On Fri, Jun 24, 2016 at 02:40:15AM +0200, Timon Gehr via Digitalmars-d wrote:
> On 24.06.2016 01:58, H. S. Teoh via Digitalmars-d wrote:
> > On Fri, Jun 24, 2016 at 01:33:46AM +0200, Timon Gehr via Digitalmars-d
> > wrote:
> > > On 24.06.2016 00:53, H. S. Teoh via Digitalmars-d wrote:
> > > > > > Because 0^^0 = 1, and 1 is representable.
> > > > > >
> > > > > > E.g. n^^m counts the number of functions from an m-set to an
> > > > > > n-set, and there is exactly one function from {} to {}.
> > > > This argument only works for discrete sets.
> > >
> > > No, it works for any cardinals n and m.
> >
> > It doesn't. What is the meaning of m-set and n-set when m and n are
> > real numbers? How many elements are in a pi-set? How many
> > functions are there from a pi-set to an e-set? Your "number of
> > functions" argument only works if m and n are discrete numbers.
> > ...
>
> Most real numbers are not (identified with) cardinals, so I don't see
> how that contradicts what I said, or how what you are saying is the
> same thing as what you previously stated.
You said n^^m counts the *number* of functions from an m-set to an
n-set. How do you define "number of functions" when m and n are
non-integer?
[...]
> I don't care about any of the limits. ^^ has an essential
> discontinuity at (0,0), so the limits don't need to have a bearing on
> how you define the value, but if they do, consider that there is only
> one direction in which the limit is 0, and an uncountably infinite
> number of directions in which the limit is 1.
Are you sure about this? I'm pretty sure you can define f(x)^g(x) where
f(0)=g(0)=0, such that the limit as x->0 can be made to approach any
number you wish.
> Have a look at this plot: http://www.wolframalpha.com/input/?i=x%5E-y
> Can you even spot the discontinuity? (I can't.)
That's because your graph is of the function x^(-y), which is a
completely different beast from the function x^y. If you look at the
graph of the latter, you can see how the manifold curves around x=0 in
such a way that the curvature becomes extreme around (0,0), a sign of an
inherent discontinuity.
[...]
> Why do you think that is?
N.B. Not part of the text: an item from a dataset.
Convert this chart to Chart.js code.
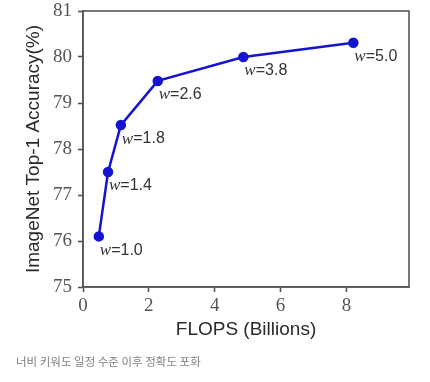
<!DOCTYPE html>
<html>
<head>
<meta charset="utf-8">
<script src="https://cdn.jsdelivr.net/npm/chart.js@4/dist/chart.umd.min.js"></script>
<style>
  html, body { margin: 0; padding: 0; background: #fff; }
  #wrap { position: relative; width: 430px; height: 382px; }
  #c { position: absolute; left: 0; top: 0; }
  #cap { position: absolute; left: 16px; top: 353px; font-family: "Noto Sans CJK KR", sans-serif; font-size: 11.5px; color: #808080; white-space: nowrap; }
</style>
</head>
<body>
<div id="wrap">
  <canvas id="c" width="430" height="382"></canvas>
  <div id="cap">너비 키워도 일정 수준 이후 정확도 포화</div>
</div>
<script>
const flops = [0.48, 0.76, 1.15, 2.27, 4.87, 8.21];
const accuracy = [76.1, 77.5, 78.52, 79.48, 80.0, 80.31];
const widthLabels = ["1.0", "1.4", "1.8", "2.6", "3.8", "5.0"];
const xTicks = [0, 2, 4, 6, 8];
const yTicks = [75, 76, 77, 78, 79, 80, 81];

const points = flops.map((x, i) => ({ x: x, y: accuracy[i] }));

const labelPlugin = {
  id: 'wlabels',
  afterDatasetsDraw(chart) {
    const ctx = chart.ctx;
    const xs = chart.scales.x, ys = chart.scales.y;
    ctx.save();
    ctx.fillStyle = '#333';
    ctx.textBaseline = 'middle';
    ctx.textAlign = 'left';
    points.forEach((p, i) => {
      const px = xs.getPixelForValue(p.x) + 1;
      const py = ys.getPixelForValue(p.y) + 14;
      ctx.font = 'italic 17px "Liberation Serif", serif';
      ctx.fillText('w', px, py);
      const w = ctx.measureText('w').width;
      ctx.font = '16px "Liberation Sans", Arial, sans-serif';
      ctx.fillText('=' + widthLabels[i], px + w, py);
    });
    ctx.restore();
  }
};

const framePlugin = {
  id: 'frame',
  afterDraw(chart) {
    const a = chart.chartArea;
    const ctx = chart.ctx;
    ctx.save();
    ctx.strokeStyle = '#555';
    ctx.lineWidth = 1.6;
    ctx.strokeRect(a.left, a.top, a.right - a.left, a.bottom - a.top);
    ctx.restore();
  }
};

new Chart(document.getElementById('c'), {
  type: 'scatter',
  data: {
    datasets: [{
      data: points,
      showLine: true,
      borderColor: '#1414d0',
      backgroundColor: '#1414d0',
      borderWidth: 2.5,
      pointRadius: 4,
      pointHoverRadius: 4,
      tension: 0
    }]
  },
  options: {
    responsive: false,
    animation: false,
    events: [],
    layout: { padding: { left: 0, top: 11, right: 21, bottom: 35 } },
    plugins: { legend: { display: false }, tooltip: { enabled: false } },
    scales: {
      x: {
        type: 'linear',
        min: 0, max: 9.9,
        afterBuildTicks(s) { s.ticks = xTicks.map(v => ({ value: v })); },
        afterFit(s) { s.height = 60; s.paddingLeft = 0; s.paddingRight = 0; },
        grid: { drawOnChartArea: false, drawTicks: true, tickLength: 5, color: '#555', tickWidth: 1.6 },
        border: { display: true, color: '#555', width: 1.6 },
        ticks: { color: '#555', padding: 3, font: { family: '"Liberation Serif", serif', size: 19 }, maxRotation: 0 },
        title: { display: true, text: 'FLOPS (Billions)', color: '#2a2a2a', font: { family: '"Liberation Sans", Arial, sans-serif', size: 19 }, padding: { top: 0, bottom: 6 } }
      },
      y: {
        type: 'linear',
        min: 75, max: 81,
        afterBuildTicks(s) { s.ticks = yTicks.map(v => ({ value: v })); },
        afterFit(s) { s.width = 83; s.paddingTop = 0; s.paddingBottom = 0; },
        grid: { drawOnChartArea: false, drawTicks: true, tickLength: 5, color: '#555', tickWidth: 1.6 },
        border: { display: true, color: '#555', width: 1.6 },
        ticks: { color: '#555', padding: 6, font: { family: '"Liberation Serif", serif', size: 19 } },
        title: { display: true, text: 'ImageNet Top-1 Accuracy(%)', color: '#2a2a2a', font: { family: '"Liberation Sans", Arial, sans-serif', size: 19 }, padding: { top: 22, bottom: 0 } }
      }
    }
  },
  plugins: [labelPlugin, framePlugin]
});
</script>
</body>
</html>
Again consider my example where a+b is actually
> a+b unless a=b=2, in which case it is 5.
Your example has no bearing on this discussion at all. + has no
discontinuity around 2, so I don't understand what this obsession with
2+2=5 has to do with x^y at (0,0), which *does* have a discontinuity.
Besides, it's very clear from basic arithmetic what 2+2 means, whereas
the same can't be said for 0^^0.
[...]
> > just like 0! is chosen to equal 1 because it makes the definition of
> > factorial "nicer". But it's still an arbitrary choice.
> > ...
>
> n! = Γ(n+1).
> 0! = Γ(1) = 1. Consider it arbitrary if you wish.
The gamma function is only one of many possible interpolations of the
integer factorial to real numbers. It is the one we like to use because
it has certain nice properties, but it's far from being the only
possible choice. Again, an arbitrary choice made on aesthetic grounds
rather than something inherently dictated by the concept of factorial.
> (The offset by 1 here is IMHO a real example of an unfortunate and
> arbitrary choice of notation, but I hope that does not take away from
> my real point.)
This "unfortunate and arbitrary" choice was precisely due to the same
idea of aesthetically simplifying the integral that defines the
function. Look what it bought us: an inconvenient off-by-1 argument that
has to be accounted for everywhere the function is used as an
interpolation of factorial.
Defining 0^0=1 in like manner makes certain definitions and use cases
"nicer", but not as nice in other cases. Why not just face the fact that
it's an essential discontinuity that is best left undefined?
> Anyway, 2+2=4 because this makes the definition of + "nicer". It is
> not an arbitrary choice. There is /a reason/ why it is "nicer".
This is a totally backwards argument. 2+2=4 because that's how counting
in the real world works, not because it happens to correspond to some
abstract sense of aesthetics. Integer arithmetic came before abstract
algebra, not the other way round. Ancient people knew that 2+2=4 long
before the concept of associativity, commutativity, function continuity,
etc., were even dreamed of. All of the latter arose as a *result* of
2+2=4 (and other integer arithmetic properties) via generalizations of
how arithmetic worked. People did not learn how to count because some
philosopher first invented abstract algebra and then decided to define +
as an associative commutative operation continuous in both arguments.
Whereas 0^0 does not reflect real-world counting of any sort, but is a
concept that came about as a generalization of repeated multiplication.
The two (0^0 and 2+2) are not on the same footing at all.
T
--
Let's eat some disquits while we format the biskettes.